■ **Exercise requirements**
Set down exactly the lines of the listing below, please, beginning with the first and ending with the line that holds "rectangle (2560, 1222);".

■ **Data provided**
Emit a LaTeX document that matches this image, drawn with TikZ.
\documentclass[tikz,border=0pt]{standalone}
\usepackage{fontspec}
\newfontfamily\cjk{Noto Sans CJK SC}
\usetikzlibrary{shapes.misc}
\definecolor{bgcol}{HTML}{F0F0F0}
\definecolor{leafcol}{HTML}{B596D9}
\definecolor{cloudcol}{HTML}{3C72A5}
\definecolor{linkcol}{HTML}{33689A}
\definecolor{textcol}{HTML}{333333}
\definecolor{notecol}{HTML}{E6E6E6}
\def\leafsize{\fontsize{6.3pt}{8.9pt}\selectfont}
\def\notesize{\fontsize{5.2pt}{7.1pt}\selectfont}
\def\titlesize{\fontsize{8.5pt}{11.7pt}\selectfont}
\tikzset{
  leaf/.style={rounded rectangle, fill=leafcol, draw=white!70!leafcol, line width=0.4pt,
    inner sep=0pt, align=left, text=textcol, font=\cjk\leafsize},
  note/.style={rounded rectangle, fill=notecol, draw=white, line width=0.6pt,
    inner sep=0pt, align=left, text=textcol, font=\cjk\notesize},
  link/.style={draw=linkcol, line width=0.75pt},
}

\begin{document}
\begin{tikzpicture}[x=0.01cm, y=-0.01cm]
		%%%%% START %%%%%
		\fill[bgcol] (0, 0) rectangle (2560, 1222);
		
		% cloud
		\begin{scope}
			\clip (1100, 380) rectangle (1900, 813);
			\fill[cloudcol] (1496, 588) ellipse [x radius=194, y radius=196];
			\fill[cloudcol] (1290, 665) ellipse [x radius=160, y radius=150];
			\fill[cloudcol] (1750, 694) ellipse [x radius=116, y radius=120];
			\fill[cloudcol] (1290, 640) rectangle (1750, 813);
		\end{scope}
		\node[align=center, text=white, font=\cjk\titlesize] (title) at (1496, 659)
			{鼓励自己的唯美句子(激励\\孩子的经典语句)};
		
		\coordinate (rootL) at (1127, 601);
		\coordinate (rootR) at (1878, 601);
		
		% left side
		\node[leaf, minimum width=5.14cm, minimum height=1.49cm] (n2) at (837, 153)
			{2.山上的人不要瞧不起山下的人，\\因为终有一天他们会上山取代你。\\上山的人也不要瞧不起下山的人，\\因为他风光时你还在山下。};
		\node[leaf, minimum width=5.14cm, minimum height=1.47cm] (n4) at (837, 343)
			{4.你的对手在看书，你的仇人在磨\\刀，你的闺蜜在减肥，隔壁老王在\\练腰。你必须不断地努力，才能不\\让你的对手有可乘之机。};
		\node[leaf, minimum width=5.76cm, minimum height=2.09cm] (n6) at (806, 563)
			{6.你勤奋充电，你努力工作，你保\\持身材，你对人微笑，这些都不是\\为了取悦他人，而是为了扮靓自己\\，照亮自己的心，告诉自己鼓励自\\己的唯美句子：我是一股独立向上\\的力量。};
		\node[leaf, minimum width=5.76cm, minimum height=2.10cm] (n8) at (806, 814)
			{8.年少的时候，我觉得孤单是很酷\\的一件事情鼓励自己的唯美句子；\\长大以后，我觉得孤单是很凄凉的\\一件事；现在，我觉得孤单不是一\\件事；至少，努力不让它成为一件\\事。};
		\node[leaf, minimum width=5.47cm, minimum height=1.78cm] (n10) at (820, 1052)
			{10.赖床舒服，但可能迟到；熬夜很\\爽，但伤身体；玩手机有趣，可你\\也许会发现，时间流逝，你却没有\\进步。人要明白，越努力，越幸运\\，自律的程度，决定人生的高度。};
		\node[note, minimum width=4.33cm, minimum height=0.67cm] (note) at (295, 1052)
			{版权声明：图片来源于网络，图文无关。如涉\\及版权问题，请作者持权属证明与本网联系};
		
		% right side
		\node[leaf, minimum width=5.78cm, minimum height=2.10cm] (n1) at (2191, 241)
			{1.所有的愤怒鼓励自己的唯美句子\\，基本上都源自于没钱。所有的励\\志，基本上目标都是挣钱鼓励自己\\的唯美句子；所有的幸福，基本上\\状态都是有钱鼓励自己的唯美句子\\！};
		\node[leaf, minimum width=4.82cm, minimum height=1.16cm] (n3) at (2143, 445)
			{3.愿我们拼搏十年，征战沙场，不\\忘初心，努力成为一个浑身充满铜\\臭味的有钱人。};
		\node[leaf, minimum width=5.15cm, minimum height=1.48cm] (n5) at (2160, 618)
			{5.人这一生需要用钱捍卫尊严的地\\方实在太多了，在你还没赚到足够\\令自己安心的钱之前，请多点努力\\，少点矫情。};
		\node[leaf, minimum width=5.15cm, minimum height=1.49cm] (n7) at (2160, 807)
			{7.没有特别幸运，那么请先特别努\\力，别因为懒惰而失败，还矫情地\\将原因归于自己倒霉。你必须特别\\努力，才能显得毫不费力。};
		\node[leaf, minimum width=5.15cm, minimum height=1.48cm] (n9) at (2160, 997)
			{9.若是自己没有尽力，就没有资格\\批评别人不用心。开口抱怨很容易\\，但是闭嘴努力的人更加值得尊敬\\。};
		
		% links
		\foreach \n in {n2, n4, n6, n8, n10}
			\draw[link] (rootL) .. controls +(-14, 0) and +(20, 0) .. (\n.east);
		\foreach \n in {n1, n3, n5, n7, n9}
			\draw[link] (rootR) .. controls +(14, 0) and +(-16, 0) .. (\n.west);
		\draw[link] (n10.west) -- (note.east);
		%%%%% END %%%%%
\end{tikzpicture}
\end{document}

■ **Answer to this exercise**
Emit a LaTeX document that matches this image, drawn with TikZ.
\documentclass[tikz,border=0pt]{standalone}
\usepackage{fontspec}
\newfontfamily\cjk{Noto Sans CJK SC}
\usetikzlibrary{shapes.misc}
\definecolor{bgcol}{HTML}{F0F0F0}
\definecolor{leafcol}{HTML}{B596D9}
\definecolor{cloudcol}{HTML}{3C72A5}
\definecolor{linkcol}{HTML}{33689A}
\definecolor{textcol}{HTML}{333333}
\definecolor{notecol}{HTML}{E6E6E6}
\def\leafsize{\fontsize{6.3pt}{8.9pt}\selectfont}
\def\notesize{\fontsize{5.2pt}{7.1pt}\selectfont}
\def\titlesize{\fontsize{8.5pt}{11.7pt}\selectfont}
\tikzset{
  leaf/.style={rounded rectangle, fill=leafcol, draw=white!70!leafcol, line width=0.4pt,
    inner sep=0pt, align=left, text=textcol, font=\cjk\leafsize},
  note/.style={rounded rectangle, fill=notecol, draw=white, line width=0.6pt,
    inner sep=0pt, align=left, text=textcol, font=\cjk\notesize},
  link/.style={draw=linkcol, line width=0.75pt},
}

\begin{document}
\begin{tikzpicture}[x=0.01cm, y=-0.01cm]
		%%%%% START %%%%%
		\fill[bgcol] (0, 0) rectangle (2560, 1222);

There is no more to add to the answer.